Please note: Here-After is a 21 and over establishment. The entrance is via the alley in back of The Crocodile building. Get there early to order tasty beverages from the bar and delicious food from Tat’s Deli!

“…an example par excellence of aughts horror.” Jordan Crucciola, Vulture

“It takes confidence and hubris to challenge horror fans with remakes that become a different beast. When House of Wax swings, it swings so immeasurably hard that you become engulfed by the originality taking a new shape.” Matt Donato, Bloody Disgusting

Showgirls

Paul Verhoeven · 1995
131min · digital
  • Sunday, Jul 13, 2025, 7:00pm

Screening location: Here-After (21+) – alley entrance, 2505 1st Ave, Seattle

30th anniversary of the legendary cult classic!

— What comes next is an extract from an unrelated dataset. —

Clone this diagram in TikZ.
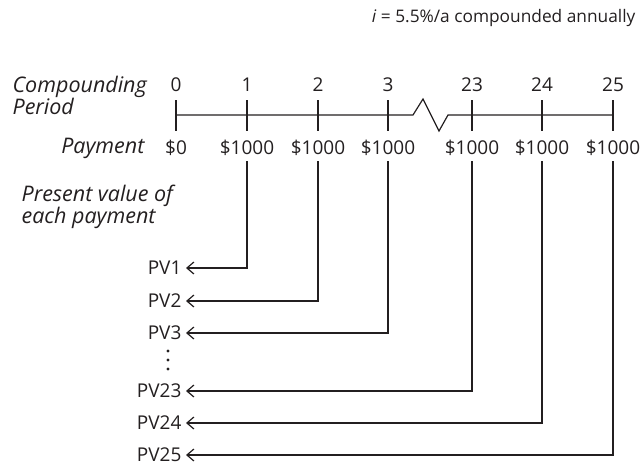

Running from a troubled past and possessed of a raw and riveting dancing talent, Nomi Malone (Elizabeth Berkley) is soon introduced to the arena of the sensual, pulsating stage shows on the storied Las Vegas Strip, and the powerful men and women who run them. One of those drawn to Nomi’s beauty and talent is Zack (Kyle MacLachlan), the ambitious entertainment director at the Stardust. Another is Cristal (Gina Gershon), the glamorous, coke-snorting star of the stage show “Goddess,” who may make Nomi… or break her. As the complex bonds of jealousy and love form between them, Nomi is drawn deeper into the world she so desperately desires and the allure of the spotlight she craves. It’s a world of passion, power, and personal moral choices where everything–and everyone–has a price.

Part of our Summer Camp series at Here-After.

Please note: Here-After is a 21 and over establishment. The entrance is via the alley in back of The Crocodile building. Get there early to order tasty beverages from the bar and delicious food from Tat’s Deli!

Showgirls is one of those movies that doesn’t so much divide opinion as defy it.” Steve Rose, The Guardian

Showgirls is the north star of camp.” Joshua Goodstein, Screen Speck

Little Darlings

Ronald F. Maxwell · 1980
96min · digital
  • Tuesday, Jul 29, 2025, 7:30pm

Screening location: Here-After (21+) – alley entrance, 2505 1st Ave, Seattle

45th anniversary of the woefully underseen summer camp classic!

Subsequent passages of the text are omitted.